Q. What changes have taken place since then?
A. A lot of changes have come about in the last 30 to 40 years. We have good roads now and you seldom see a team and wagon. Kerosene lights are a thing of the past. Power equipment has taken the place of horse drawn farm equipment. Hay balers and stackers have replaced the old style method of raking and shocking and stacking loose hay. We have good fast cars now. You find the ones made in the 1920-1930’s mostly in antique shops, some with pretty high prices on them. We see planes flying over quite often now, where they weren’t even thought of before. Since 1960 we have had electricity in the Imnaha area and things have changed considerable. Electric deep freezes and refrigerators have replaced ice houses. People used to pack ice blocks in sawdust in what they called their ice house, you never har of such anymore. If an ice house was built right, ice would keep most of the summer.

Q. How did these changes affect you?
A. I think the most and best thing that ever happened here was when we got electricity. Now you can push a button or turn a switch and you have lights or power to run a motor such as a pump or saw. You don’t have to put up with a lantern or lamp. A lot of people have settlite discs for television which wasn’t even heard of before. We have a good telephone service now and good roads. I f we get short of food or anything now, we can get it in a short time. Also if anybody needs a doctor we can call or go out in about an hour.

Q. Which changes affected you the most?
A. I think the most drastic change in this area was when electricity came. It made possible a lot better telephone service, lights, power and was about the only way people down in the canyon could get television. Q. What changes do you think will come to this community in the near future?
A. I think in the future we will see more recreation facilities along the river. Alot of people are beginning to realize what is here and want to take care of it. Q. What was school like when you first came here?
A. I think there were five or six schools on the river at one time in the early days. I went to the Freezeout School for 9 years. I took the 9th grade here which they wouldn’t allow now. Most all the school houses were one room and an anteroom for coats, brooms, wood, water bucket and what not. One teacher usually taught all eight grades. I remember one year there were 21 pupils in our school.

Q. How did you get to school?
A. We rode horseback for four miles and after we got older we walked part of the time if it was cold. We could walk that in about an hour but you didn’t stop to talk with anybody along the way.

Q. What subjects did you study in school?
A. I learned to read, write, spell and studied arithmatic, Geography and history. After graduating at the Freezeout School, I went 3 years to Enterprise High School and graduated in 1937.

Q. Where did your family get its food?
A. We raised alot of our own food such as meat and garden stuff. we had to buy flour, salt and sugar. Mother baked bread alot. I can remeber eating a lot of baking powder biscuits. We always had milk and homemade butter. There is an old wooden churn for butter here yet.

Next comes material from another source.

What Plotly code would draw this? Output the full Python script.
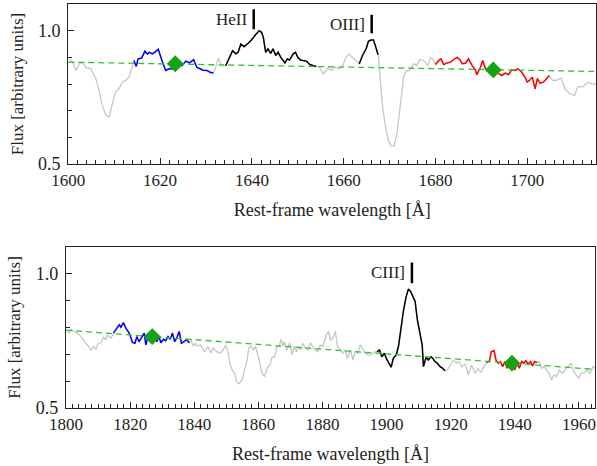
import plotly.graph_objects as go

# Top panel: HeII / OIII] region
wavelength_top = [1600.2, 1601.0, 1601.7, 1602.4, 1603.1, 1603.8, 1604.9, 1606.0, 1606.7, 1607.4, 1608.2, 1608.9, 1609.6, 1610.3, 1611.0, 1611.8, 1612.5, 1613.2, 1613.9, 1614.3, 1614.8, 1615.2, 1616.0, 1616.7, 1617.2, 1617.7, 1618.3, 1618.8, 1619.6, 1620.4, 1621.2, 1621.9, 1623.0, 1624.0, 1624.8, 1625.6, 1626.4, 1627.3, 1628.0, 1628.7, 1629.4, 1630.2, 1630.9, 1631.6, 1632.0, 1632.7, 1633.4, 1634.3, 1635.2, 1635.8, 1636.5, 1637.0, 1637.6, 1638.3, 1639.2, 1639.9, 1640.8, 1641.6, 1642.1, 1642.5, 1643.0, 1643.5, 1644.1, 1644.6, 1645.2, 1645.7, 1646.3, 1647.2, 1647.7, 1648.2, 1649.0, 1649.5, 1650.0, 1650.6, 1651.1, 1651.9, 1652.6, 1653.3, 1654.0, 1654.7, 1655.6, 1656.5, 1657.3, 1658.0, 1659.1, 1659.8, 1660.5, 1661.2, 1661.9, 1662.7, 1663.4, 1664.1, 1664.9, 1665.4, 1665.9, 1666.5, 1667.0, 1667.5, 1667.7, 1668.1, 1668.4, 1669.0, 1669.7, 1670.3, 1671.0, 1671.6, 1672.1, 1672.6, 1673.1, 1673.7, 1674.2, 1674.7, 1675.3, 1675.9, 1676.6, 1677.3, 1677.8, 1678.3, 1678.9, 1679.5, 1680.0, 1680.7, 1681.2, 1681.8, 1682.5, 1683.3, 1684.0, 1684.7, 1685.3, 1685.8, 1686.5, 1687.2, 1688.0, 1688.7, 1689.0, 1689.8, 1690.3, 1690.8, 1691.4, 1692.1, 1693.0, 1693.7, 1694.4, 1695.2, 1695.9, 1696.6, 1697.3, 1698.0, 1698.8, 1699.5, 1700.0, 1700.6, 1701.1, 1701.7, 1702.2, 1702.8, 1703.5, 1704.2, 1704.8, 1705.6, 1706.5, 1707.4, 1708.2, 1709.2, 1710.3, 1711.0, 1712.1, 1713.2, 1714.3, 1715.0]
flux_top = [0.894, 0.882, 0.851, 0.876, 0.882, 0.863, 0.857, 0.820, 0.776, 0.720, 0.683, 0.677, 0.726, 0.770, 0.782, 0.807, 0.813, 0.826, 0.863, 0.888, 0.866, 0.894, 0.898, 0.923, 0.913, 0.919, 0.913, 0.919, 0.930, 0.888, 0.851, 0.857, 0.857, 0.869, 0.869, 0.886, 0.879, 0.891, 0.863, 0.857, 0.852, 0.851, 0.844, 0.841, 0.857, 0.898, 0.869, 0.869, 0.907, 0.925, 0.913, 0.919, 0.950, 0.940, 0.953, 0.965, 0.985, 1.000, 0.994, 0.975, 0.919, 0.932, 0.915, 0.932, 0.907, 0.919, 0.900, 0.879, 0.894, 0.890, 0.913, 0.919, 0.900, 0.890, 0.888, 0.886, 0.873, 0.869, 0.866, 0.863, 0.837, 0.860, 0.851, 0.863, 0.857, 0.869, 0.900, 0.913, 0.900, 0.888, 0.876, 0.907, 0.932, 0.960, 0.965, 0.965, 0.938, 0.910, 0.876, 0.801, 0.726, 0.652, 0.590, 0.568, 0.568, 0.614, 0.689, 0.764, 0.832, 0.851, 0.849, 0.863, 0.876, 0.869, 0.892, 0.888, 0.882, 0.869, 0.898, 0.894, 0.873, 0.888, 0.894, 0.873, 0.879, 0.882, 0.892, 0.900, 0.892, 0.876, 0.878, 0.894, 0.869, 0.853, 0.835, 0.863, 0.888, 0.861, 0.848, 0.844, 0.848, 0.841, 0.832, 0.841, 0.835, 0.853, 0.851, 0.857, 0.844, 0.826, 0.807, 0.815, 0.826, 0.782, 0.820, 0.803, 0.807, 0.820, 0.832, 0.813, 0.815, 0.823, 0.782, 0.764, 0.757, 0.789, 0.789, 0.807, 0.799, 0.800]

# Bottom panel: CIII] region
wavelength_bottom = [1800.3, 1801.0, 1801.6, 1802.4, 1803.6, 1804.7, 1805.7, 1806.7, 1807.8, 1808.6, 1809.3, 1810.1, 1810.9, 1811.7, 1812.4, 1812.9, 1814.0, 1814.8, 1815.9, 1816.6, 1817.1, 1817.9, 1818.7, 1819.7, 1820.2, 1820.7, 1821.5, 1822.1, 1822.8, 1823.5, 1824.4, 1824.9, 1825.6, 1826.4, 1827.5, 1828.3, 1829.0, 1829.6, 1830.4, 1831.1, 1831.8, 1832.5, 1833.2, 1833.9, 1834.5, 1835.3, 1836.0, 1836.8, 1837.6, 1838.4, 1838.9, 1839.7, 1840.4, 1840.9, 1841.8, 1842.5, 1843.2, 1844.3, 1845.1, 1845.9, 1847.0, 1848.0, 1849.0, 1849.8, 1850.5, 1851.1, 1851.8, 1852.6, 1853.2, 1853.9, 1854.9, 1855.7, 1856.5, 1857.0, 1857.7, 1858.4, 1859.1, 1859.8, 1860.5, 1861.2, 1861.9, 1862.7, 1863.6, 1864.3, 1865.0, 1865.8, 1866.5, 1867.1, 1867.7, 1868.1, 1868.9, 1869.8, 1870.5, 1871.2, 1871.9, 1872.6, 1873.3, 1873.9, 1874.7, 1875.4, 1876.2, 1877.0, 1877.8, 1878.5, 1879.3, 1880.1, 1881.2, 1881.9, 1882.5, 1883.2, 1884.0, 1884.7, 1885.6, 1886.4, 1887.1, 1887.8, 1888.7, 1889.5, 1890.2, 1891.0, 1891.8, 1892.6, 1893.3, 1894.1, 1894.9, 1895.7, 1896.5, 1897.0, 1897.8, 1898.5, 1899.3, 1899.9, 1900.6, 1901.4, 1902.1, 1903.0, 1903.7, 1904.4, 1905.3, 1906.1, 1906.8, 1907.5, 1908.2, 1908.9, 1909.6, 1910.5, 1911.1, 1911.5, 1912.3, 1913.0, 1913.8, 1914.4, 1915.1, 1915.8, 1916.7, 1917.5, 1918.2, 1919.0, 1919.8, 1920.8, 1921.8, 1922.6, 1923.4, 1924.5, 1925.5, 1926.5, 1927.6, 1928.6, 1929.3, 1930.4, 1931.2, 1932.0, 1932.7, 1933.5, 1934.1, 1934.8, 1935.5, 1936.2, 1936.9, 1937.6, 1938.3, 1939.2, 1940.0, 1940.7, 1941.4, 1942.1, 1942.8, 1943.4, 1944.2, 1944.9, 1945.5, 1946.2, 1947.0, 1947.6, 1948.3, 1949.1, 1949.9, 1950.7, 1951.5, 1952.2, 1953.0, 1953.9, 1954.8, 1955.7, 1956.8, 1957.5, 1958.3, 1959.2, 1959.9, 1960.7, 1961.8, 1962.5, 1963.4, 1964.4, 1965.0]
flux_bottom = [0.785, 0.779, 0.794, 0.785, 0.779, 0.766, 0.747, 0.735, 0.716, 0.729, 0.719, 0.741, 0.743, 0.764, 0.754, 0.772, 0.760, 0.779, 0.801, 0.810, 0.801, 0.818, 0.797, 0.779, 0.764, 0.744, 0.741, 0.766, 0.747, 0.760, 0.779, 0.735, 0.766, 0.760, 0.785, 0.747, 0.766, 0.743, 0.756, 0.751, 0.766, 0.756, 0.779, 0.747, 0.760, 0.785, 0.741, 0.747, 0.756, 0.743, 0.754, 0.731, 0.741, 0.731, 0.735, 0.723, 0.710, 0.729, 0.706, 0.723, 0.710, 0.704, 0.716, 0.735, 0.710, 0.667, 0.642, 0.629, 0.598, 0.590, 0.604, 0.642, 0.679, 0.723, 0.731, 0.716, 0.729, 0.698, 0.660, 0.629, 0.617, 0.648, 0.660, 0.691, 0.689, 0.729, 0.729, 0.756, 0.731, 0.747, 0.716, 0.743, 0.698, 0.729, 0.710, 0.729, 0.716, 0.741, 0.723, 0.716, 0.743, 0.729, 0.716, 0.710, 0.735, 0.729, 0.772, 0.785, 0.754, 0.760, 0.785, 0.729, 0.716, 0.704, 0.716, 0.685, 0.716, 0.679, 0.710, 0.704, 0.735, 0.716, 0.704, 0.698, 0.698, 0.704, 0.710, 0.710, 0.716, 0.691, 0.704, 0.685, 0.667, 0.652, 0.685, 0.698, 0.729, 0.791, 0.866, 0.915, 0.943, 0.934, 0.915, 0.897, 0.828, 0.766, 0.735, 0.654, 0.689, 0.679, 0.691, 0.685, 0.673, 0.667, 0.654, 0.648, 0.639, 0.642, 0.660, 0.679, 0.667, 0.673, 0.654, 0.664, 0.623, 0.660, 0.629, 0.648, 0.632, 0.654, 0.669, 0.673, 0.710, 0.714, 0.679, 0.667, 0.673, 0.654, 0.673, 0.648, 0.673, 0.664, 0.642, 0.669, 0.648, 0.673, 0.667, 0.676, 0.664, 0.673, 0.657, 0.673, 0.669, 0.673, 0.648, 0.654, 0.642, 0.629, 0.604, 0.623, 0.617, 0.642, 0.629, 0.642, 0.654, 0.667, 0.636, 0.623, 0.611, 0.629, 0.632, 0.642, 0.629, 0.654, 0.650]

# Continuum windows (blue / red) and line windows (black), in Angstrom
blue_window_top = [1614.3, 1631.6]
line_windows_top = [[1634.3, 1654.0], [1663.4, 1667.5]]
red_window_top = [1680.0, 1704.8]
blue_window_bottom = [1814.8, 1838.4]
line_windows_bottom = [[1897.0, 1918.2]]
red_window_bottom = [1931.2, 1947.0]

# Continuum points (green diamonds) and fitted continuum (dashed)
continuum_points_wave_top = [1623.3, 1692.6]
continuum_points_flux_top = [0.876, 0.853]
continuum_wave_top = [1600, 1715]
continuum_flux_top = [0.882, 0.847]
continuum_points_wave_bottom = [1826.9, 1939.1]
continuum_points_flux_bottom = [0.766, 0.667]
continuum_wave_bottom = [1800, 1965]
continuum_flux_bottom = [0.790, 0.644]

# Emission line markers
line_names_top = ['HeII', 'OIII]']
line_waves_top = [1640.4, 1666.1]
line_marker_low_top = [1.005, 0.99]
line_marker_high_top = [1.080, 1.06]
line_names_bottom = ['CIII]']
line_waves_bottom = [1907.9]
line_marker_low_bottom = [0.965]
line_marker_high_bottom = [1.042]

FONT = 'Liberation Serif'
GRAY = '#c6c6c6'

def select(wave, flux, lo, hi):
	pairs = [(w, f) for w, f in zip(wave, flux) if lo <= w <= hi]
	return [p[0] for p in pairs], [p[1] for p in pairs]

def add_panel(fig, row, wave, flux, blue_window, line_windows, red_window, pts_w, pts_f, cont_w, cont_f, names, lwaves, lows, highs):
	xa = 'x' if row == 1 else 'x2'
	ya = 'y' if row == 1 else 'y2'
	fig.add_trace(go.Scatter(x=wave, y=flux, mode='lines', line=dict(color=GRAY, width=1.3), xaxis=xa, yaxis=ya))
	segments = [(blue_window, 'blue')] + [(w, 'black') for w in line_windows] + [(red_window, 'red')]
	for window, color in segments:
		sx, sy = select(wave, flux, *window)
		fig.add_trace(go.Scatter(x=sx, y=sy, mode='lines', line=dict(color=color, width=1.5), xaxis=xa, yaxis=ya))
	fig.add_trace(go.Scatter(x=cont_w, y=cont_f, mode='lines', line=dict(color='#2fc42f', width=1.3, dash='6px,4px'), xaxis=xa, yaxis=ya))
	fig.add_trace(go.Scatter(x=pts_w, y=pts_f, mode='markers', marker=dict(symbol='diamond', size=13, color='#16a316'), xaxis=xa, yaxis=ya))
	for name, w, lo, hi in zip(names, lwaves, lows, highs):
		fig.add_trace(go.Scatter(x=[w, w], y=[lo, hi], mode='lines', line=dict(color='black', width=2.5), xaxis=xa, yaxis=ya))
		fig.add_annotation(
			x = w, y = (lo+hi)/2, xref = xa, yref = ya,
			text = name, showarrow = False, xanchor = 'right', yanchor = 'middle',
			xshift = -5, font = dict(family=FONT, size=17, color='#222'),
		)

fig = go.Figure()
add_panel(fig, 1, wavelength_top, flux_top, blue_window_top, line_windows_top, red_window_top,
	continuum_points_wave_top, continuum_points_flux_top, continuum_wave_top, continuum_flux_top,
	line_names_top, line_waves_top, line_marker_low_top, line_marker_high_top)
add_panel(fig, 2, wavelength_bottom, flux_bottom, blue_window_bottom, line_windows_bottom, red_window_bottom,
	continuum_points_wave_bottom, continuum_points_flux_bottom, continuum_wave_bottom, continuum_flux_bottom,
	line_names_bottom, line_waves_bottom, line_marker_low_bottom, line_marker_high_bottom)

common_x = dict(
	showline = True, mirror = True, linecolor = '#222', linewidth = 1.4,
	ticks = 'inside', ticklen = 6, tickwidth = 1.2, tickcolor = '#222', dtick = 20,
	minor = dict(ticks='inside', ticklen=4, tickwidth=1, tickcolor='#222', dtick=2),
	showgrid = False, zeroline = False, automargin = False,
	tickfont = dict(family=FONT, size=17, color='#222'),
	title = dict(text='Rest-frame wavelength [Å]', font=dict(family=FONT, size=18, color='#222'), standoff=14),
)
common_y = dict(
	showline = True, mirror = True, linecolor = '#222', linewidth = 1.4,
	ticks = 'inside', ticklen = 6, tickwidth = 1.2, tickcolor = '#222',
	tickvals = [0.5, 1.0], ticktext = ['0.5', '1.0'],
	minor = dict(ticks='inside', ticklen=4, tickwidth=1, tickcolor='#222', tickvals=[0.6, 0.7, 0.8, 0.9]),
	showgrid = False, zeroline = False, range = [0.5, 1.1], automargin = False,
	tickfont = dict(family=FONT, size=18, color='#222'), ticklabelstandoff = 3,
	title = dict(text='Flux [arbitrary units]', font=dict(family=FONT, size=17, color='#222'), standoff=10),
)

fig.update_layout(
	width = 597, height = 466,
	margin = dict(l=0, r=0, t=0, b=0),
	paper_bgcolor = 'white', plot_bgcolor = 'white',
	showlegend = False,
	xaxis = dict(common_x, domain=[0.1144, 0.9985], range=[1600, 1715], anchor='y'),
	yaxis = dict(common_y, domain=[0.648, 0.9914], anchor='x'),
	xaxis2 = dict(common_x, domain=[0.1106, 0.9966], range=[1800, 1965], anchor='y2'),
	yaxis2 = dict(common_y, domain=[0.1245, 0.470], anchor='x2'),
)

# the page has a default 8px body margin; drop it so the figure sits at the window corner
fig.write_html(
	'out.html',
	config = {'displayModeBar': False},
	post_script = "document.body.style.margin='0';",
)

Q. What idd you do for fun when you wer little?
A. We played baseball, once in awhile football if somebody had one. We had a game we called Fox and Goose and Hide and Seek. We most all learned to fish and swim at an early age.

Q.What was farming like then?
A. We had two or three plows at one time what was called a foot burner. You walked behind and steered the plow and guided the two horses that pulled it. We mowed hay with a horse-drawn McCormick Deering mower which cut about a six foot swath. We used a dump rake to rake the hay into windrows and later put it in bunches with a pitchfork. This was called shocking. This was a horse-drawn rake which you tripped with your foot while you guided the team and sometimes you had to hang on with one hand. Later on after a day or two the hay would be pitched on to wagons or what they called slips and hauled to barns or stacks. We stacked the hay sometimes by hand, but usually had what was called a pole and arm derrick which lifted the hay around and placed it where you wanted it on the stack. We used a 4 tined fork called a Jackson fork and cables on the pole and arms derrick and used a horse or team to pull the cable and loads of hay on to the stack. we generally kept about six or eight head of work horses but sometimes not that many as the neighbors traded work, especially when it came to stacking. We always had about two wagons or slips hauling hay. One man on the stack and one out in the field, we called the pitcher, one derrick driver,usually a kid. The one who packed water to the workers was called the Water Boy and was usually one not old enough to work in the field. The Water Boy and derrick driver were sometimes girls. we always had to watch for rattlesnakes when haying too.

Q. Do you have a funny story from childhood you would like to share with us? A. I remember one time while we were still haying with horses, before we had a tractor, us kids always had chores to do at the barn. My younger brother, Dude and his friend could always think up more things to tease or job someone, they didn’t care much about the horses getting fed or the cow getting milked. This one night, I got the best of them at the barn one way or another. We went to the house. After supper, I went out and laid down on a bed or cot on the grass under the locust tree in the yard. Pretty soon I saw these two kids peek around the corner of the house. I knew something was going to happen, so I got up and went out on the lawn between Dad and the hired man. Pretty soon I heard the pump working. At that time we had a well back of the house. I hadn’t anymore than got out in the yard and Mother came out and lay down on that cot on the porch. Pretty quick seen them kids come around the house one on each side of the bucket packing a bucket full of water, I think a three gallon bucket. They just lifted it up there and threw it full length of that cot. Mother raised up and let a scream out of her. The neighbor kid who was rather fat and jolly said “Quick, Dude, that was your Mother!”. There was just two streaks going around the house. It was about nine o’clock before they showed up to go to bed that night, after dark. Of course, Mom thought it was kind of funny after she knew what it was all about. But for two or three nights after that, there wasn’t very much joking or jobbing going on.